Aí roço numa questão importante: nós, jornalistas, somos, exatamente, inquilinos dos espaços que porventura preenchemos nos veículos de comunicação. Os espaços não são nossos. Nós estamos ali por temporadas. Durante esse tempo, podemos ocupar bem ou mal o espaço, podemos fazer com que aquele período signifique algo para a comunidade ou não.
O Sant'Ana fez isso muito bem. O Sant'Ana se inscreveu na história do Rio Grande do Sul com seu desempenho, e essa é uma façanha rara para um jornalista. Jornalistas são como o jornal do dia: são importantes só na sua data de validade.
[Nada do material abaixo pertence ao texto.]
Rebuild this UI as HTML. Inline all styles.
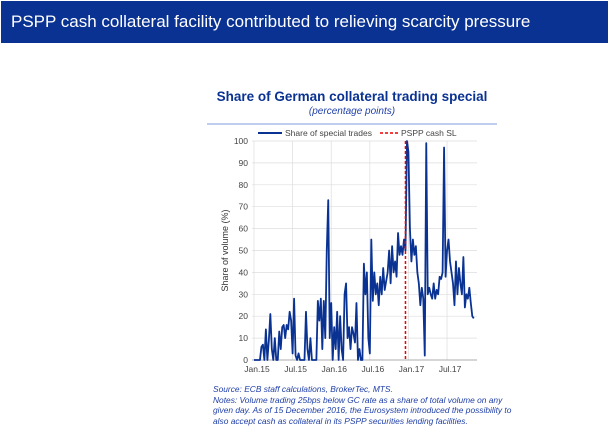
<!DOCTYPE html>
<html><head><meta charset="utf-8"><style>
body{margin:0;width:609px;height:442px;background:#fff;font-family:"Liberation Sans",sans-serif;position:relative;overflow:hidden}
.hdr{position:absolute;left:1px;top:1px;width:607px;height:42px;background:#0a3292;color:#fff;font-size:17px;line-height:42px;padding-left:10px;box-sizing:border-box}
.note{position:absolute;left:213px;top:384px;font-size:8.4px;font-style:italic;color:#1f3fa8;line-height:10.5px;width:300px}
</style></head><body>
<div class="hdr">PSPP cash collateral facility contributed to relieving scarcity pressure</div>
<svg width="609" height="442" style="position:absolute;left:0;top:0" id="chart">
<text x="352" y="101" text-anchor="middle" font-size="13.5" font-weight="bold" fill="#0a3292">Share of German collateral trading special</text>
<text x="352" y="114" text-anchor="middle" font-size="10" font-style="italic" fill="#1f3fa8">(percentage points)</text>
<line x1="207" y1="124" x2="497" y2="124" stroke="#7f9be0" stroke-width="1"/>
<g>
<line x1="258" y1="133" x2="282" y2="133" stroke="#0a3292" stroke-width="2"/>
<text x="285" y="136" font-size="8.5" fill="#444">Share of special trades</text>
<line x1="380" y1="133" x2="398" y2="133" stroke="#e00" stroke-width="1.5" stroke-dasharray="3,2"/>
<text x="401" y="136" font-size="8.5" fill="#444">PSPP cash SL</text>
</g>
<g id="grid"></g><g id="axes"></g><g id="series"></g>
</svg>
<div class="note">Source: ECB staff calculations, BrokerTec, MTS.<br>Notes: Volume trading 25bps below GC rate as a share of total volume on any given day. As of 15 December 2016, the Eurosystem introduced the possibility to also accept cash as collateral in its PSPP securities lending facilities.</div>
<script>
const weeklyShare=[0,0,0,0,0,6,7,0,14,0,9,21,5,0,10,0,0,13,5,15,16,10,16,14,22,18,3,28,2,0,3,0,0,0,0,22,5,0,10,0,0,0,0,27,18,28,5,27,10,50,73,10,26,0,15,5,22,0,20,5,0,30,35,10,15,5,15,12,8,26,0,5,0,0,44,30,40,10,3,55,27,40,30,35,25,38,30,42,32,36,40,50,35,52,40,45,38,58,48,52,48,55,50,100,95,60,45,55,48,52,40,35,25,33,28,2,99,30,33,30,28,35,28,32,30,38,37,40,97,38,50,55,45,40,35,25,45,30,42,35,30,47,24,30,28,33,26,20,19];
const yTicks=[0,10,20,30,40,50,60,70,80,90,100];
const xTickLabels=["Jan.15","Jul.15","Jan.16","Jul.16","Jan.17","Jul.17"];
const xTickWeeks=[0,26,52,78,104,130];
const policyWeek=102;
const L=252,R=477,T=141,B=360,x0=254,pw=1.485;
const X=w=>x0+w*pw, Y=v=>B-(v/100)*(B-T);
const ns="http://www.w3.org/2000/svg";
const mk=(t,a,p)=>{const e=document.createElementNS(ns,t);for(const k in a)e.setAttribute(k,a[k]);p.appendChild(e);return e;};
const g=document.getElementById('grid'),ax=document.getElementById('axes'),s=document.getElementById('series');
yTicks.forEach(v=>{
 const l=mk('line',{x1:L,x2:R,y1:Y(v),y2:Y(v),stroke:'#ddd','stroke-width':0.7},g);
 
 
 const t=mk('text',{x:L-4,y:Y(v)+3,'text-anchor':'end','font-size':8.5,fill:'#444'},ax);
 t.textContent=v;
 
 
});
xTickWeeks.forEach((w,i)=>{
 const l=mk('line',{x1:X(w),x2:X(w),y1:T,y2:B,stroke:'#ddd','stroke-width':0.7},g);
 
 
 const t=mk('text',{x:X(w)+3,y:B+12,'text-anchor':'middle','font-size':8.5,fill:'#444'},ax);
 t.textContent=xTickLabels[i];
 
 
});
const al=mk('line',{x1:L,x2:R,y1:B,y2:B,stroke:'#999','stroke-width':0.8},ax);


const yt=mk('text',{x:0,y:0,transform:`translate(228,${(T+B)/2}) rotate(-90)`,'text-anchor':'middle','font-size':9,fill:'#333'},ax);
yt.textContent='Share of volume (%)';


const p=mk('polyline',{points:weeklyShare.map((v,i)=>X(i)+','+Y(v)).join(' '),fill:'none',stroke:'#0a3292','stroke-width':1.8,'stroke-linejoin':'round'},s);


const r=mk('line',{x1:X(policyWeek),x2:X(policyWeek),y1:T,y2:B,stroke:'#e00','stroke-width':1.5,'stroke-dasharray':'3,2'},s);


</script>
</body></html>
O Sant'Ana conseguiu ultrapassar essa barreira precisamente graças à dedicação furiosa, à sede insaciável com que atuou na imprensa. Esse é um de seus grandes méritos. E foi por isso, também, que nos desentendemos. Em certo momento, ele começou a ver em mim uma ameaça e, então, numa reação natural a quem preza tanto o espaço que ocupa, passou a me atacar.
Rompemos em definitivo.
Tudo bem, rompimentos fazem parte da vida. Em geral, são positivos para ambas as partes, porque, quando você desfaz um laço, você, exatamente, se desamarra, torna-se mais livre. Rompeu, acabou, não se pensa mais nisso.
Mas tenho de dizer que penso no Sant'Ana. Entendo a briga que tivemos como inevitável, por todas as circunstâncias envolvidas e devido às nossas personalidades. Ocorre que, agora, ele está em casa, recuperando-se de uma cirurgia complicada, e torço para que fique bom logo. Sei o quanto o Sant'Ana gosta de viver, sei com que sofreguidão ele sorve cada dia e espero que sorva muitos mais, com plenitude e prazer. Um homem que chama um amigo no meio da tarde para com ele partilhar um bolero é, sem dúvida, um homem afetivo e a vida, afinal, é feita de afetos. Inclusive dos que se encerram.
Saúde e sorte, Sant'Ana. É o desejo sincero de um amigo antigo.